Estella and Irache.
06.06.2008 - 30.06.2008 24 °C
Our next stop on the Camino was Estella-Lizzara, a town that came into being when in the 11th century the influx of pilgrims who started travelling to Santiago de Compostella via Camino Frances grew in large numbers. It is a beautiful place between mountains and plains of Navarra, which became a commercial hub because the Jews settled in this area and even today, strolling its narrow old streets, you will find traces of french and jewish influence, the Jewish Quarter, its flourishing commercial life, the weekly market which attracts many visitors.
The Hospitallers of St. John, created by Knights Templar, influenced the developments of many villages and hamlets where pilgrims were housed and comforted on their way to Santiago and one of the first hospitals was built in Estella and in nearby village of Irache.
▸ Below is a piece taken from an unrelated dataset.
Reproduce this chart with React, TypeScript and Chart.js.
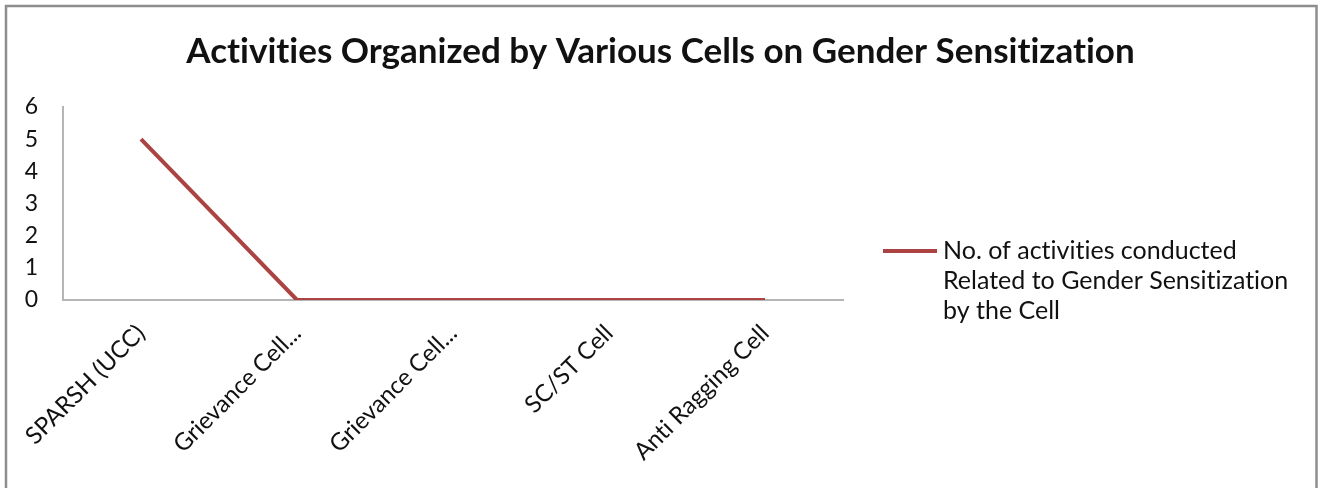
import React, { useEffect, useRef } from "react";
import { Chart, registerables, layouts } from "chart.js";

Chart.register(...registerables);

const TITLE = "Activities Organized by Various Cells on Gender Sensitization";
const CATEGORIES = [
  "SPARSH (UCC)",
  "Grievance Cell...",
  "Grievance Cell...",
  "SC/ST Cell",
  "Anti Ragging Cell",
];
const SERIES_LABEL =
  "No. of activities conducted Related to Gender Sensitization by the Cell";
const SERIES_VALUES = [5, 0, 0, 0, 0];
const Y_MIN = 0;
const Y_MAX = 6;
const Y_STEP = 1;

const FONT = "Lato, 'Open Sans', sans-serif";
const LINE_COLOR = "#AA4341";
const AXIS_COLOR = "#b5b5b5";
const TEXT_COLOR = "#111111";
const LEGEND_WIDTH = 478;

const framePlugin = {
  id: "frame",
  beforeDraw(chart: any) {
    const { ctx, width, height } = chart;
    try {
      (ctx as any).textRendering = "optimizeSpeed";
    } catch (e) {}
    ctx.save();
    ctx.fillStyle = "#ffffff";
    ctx.fillRect(0, 0, width, height);
    ctx.strokeStyle = "#8e8e8e";
    ctx.lineWidth = 2.5;
    ctx.beginPath();
    ctx.moveTo(6, height + 10);
    ctx.lineTo(6, 6);
    ctx.lineTo(width - 4.5, 6);
    ctx.lineTo(width - 4.5, height + 10);
    ctx.stroke();
    ctx.restore();
  },
};

const legendPlugin = {
  id: "wrapLegend",
  beforeInit(chart: any) {
    const box: any = {
      position: "right",
      weight: 1000,
      fullSize: false,
      options: {},
      left: 0,
      top: 0,
      right: 0,
      bottom: 0,
      width: 0,
      height: 0,
      isHorizontal() {
        return false;
      },
      update(_maxWidth: number, maxHeight: number) {
        this.width = LEGEND_WIDTH;
        this.height = maxHeight;
      },
      draw() {},
    };
    layouts.addBox(chart, box);
  },
  afterDraw(chart: any) {
    const { ctx, chartArea } = chart;
    const ds = chart.data.datasets[0];
    ctx.save();
    ctx.font = `25px ${FONT}`;
    const maxW = 365;
    const words = String(ds.label).split(" ");
    const lines: string[] = [];
    let cur = "";
    for (const w of words) {
      const test = cur ? cur + " " + w : w;
      if (cur && ctx.measureText(test).width > maxW) {
        lines.push(cur);
        cur = w;
      } else {
        cur = test;
      }
    }
    if (cur) lines.push(cur);
    const markerX0 = chartArea.right + 40;
    const markerX1 = markerX0 + 54;
    const textX = markerX1 + 6;
    const firstBaseline = 259;
    const lineH = 30;
    ctx.strokeStyle = ds.borderColor;
    ctx.lineWidth = 4;
    ctx.beginPath();
    ctx.moveTo(markerX0, firstBaseline - 8);
    ctx.lineTo(markerX1, firstBaseline - 8);
    ctx.stroke();
    ctx.fillStyle = TEXT_COLOR;
    ctx.textAlign = "left";
    ctx.textBaseline = "alphabetic";
    lines.forEach((l, i) => ctx.fillText(l, textX, firstBaseline + i * lineH));
    ctx.restore();
  },
};

export default function App() {
  const ref = useRef<HTMLCanvasElement | null>(null);

  useEffect(() => {
    if (!ref.current) return;
    const chart = new Chart(ref.current, {
      type: "line",
      data: {
        labels: CATEGORIES,
        datasets: [
          {
            label: SERIES_LABEL,
            data: SERIES_VALUES,
            borderColor: LINE_COLOR,
            backgroundColor: LINE_COLOR,
            borderWidth: 4,
            pointRadius: 0,
            pointHoverRadius: 0,
            tension: 0,
            fill: false,
          },
        ],
      },
      options: {
        responsive: false,
        animation: false,
        layout: { padding: 0 },
        plugins: {
          legend: { display: false },
          tooltip: { enabled: false },
          title: {
            display: true,
            text: TITLE,
            color: TEXT_COLOR,
            font: { family: FONT, size: 35, weight: "bold" },
            padding: { top: 31, bottom: 34 },
          },
        },
        scales: {
          x: {
            type: "category",
            offset: true,
            grid: { display: false, drawTicks: false },
            border: { display: true, color: AXIS_COLOR, width: 2 },
            ticks: {
              autoSkip: false,
              maxRotation: 45,
              minRotation: 45,
              padding: 19,
              labelOffset: 0,
              color: TEXT_COLOR,
              font: { family: FONT, size: 24 },
            },
            afterFit(scale: any) {
              scale.height = 188;
            },
          },
          y: {
            min: Y_MIN,
            max: Y_MAX,
            grid: { display: false, drawTicks: false },
            border: { display: true, color: AXIS_COLOR, width: 2 },
            ticks: {
              stepSize: Y_STEP,
              padding: 25,
              color: TEXT_COLOR,
              font: { family: FONT, size: 23 },
            },
            afterFit(scale: any) {
              scale.width = 63;
            },
          },
        },
      },
      plugins: [framePlugin, legendPlugin],
    });
    return () => chart.destroy();
  }, []);

  return (
    <div style={{ position: "fixed", left: 0, top: 0, width: 1321, height: 488 }}>
      <canvas ref={ref} width={1321} height={488} style={{ display: "block" }} />
    </div>
  );
}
Estella-Lizzara is also famous for its bridges. River crossings were among the many challenges facing the medieval pilgrim, and bridges were constructed to make the river crossing more safer. Aymeric Picaud a 12th-century French scholar, monk and pilgrim, describes his experience on his pilgrimage to Santiago in his Iter pro peregrinis ad Compostellam, a practical guide book for pilgrims written in the mid-12th century. Dividing the journey in to 13 stages, Picaud describes relics and shrines, promoting some and trashing others as bogus, and includes colourful descriptions of the local inhabitants. The general message to pilgrims is that the further they travel, the more barbarous are the people they will encounter. Not a very encouraging message if his idea was to promote pilgrimage to Santiago.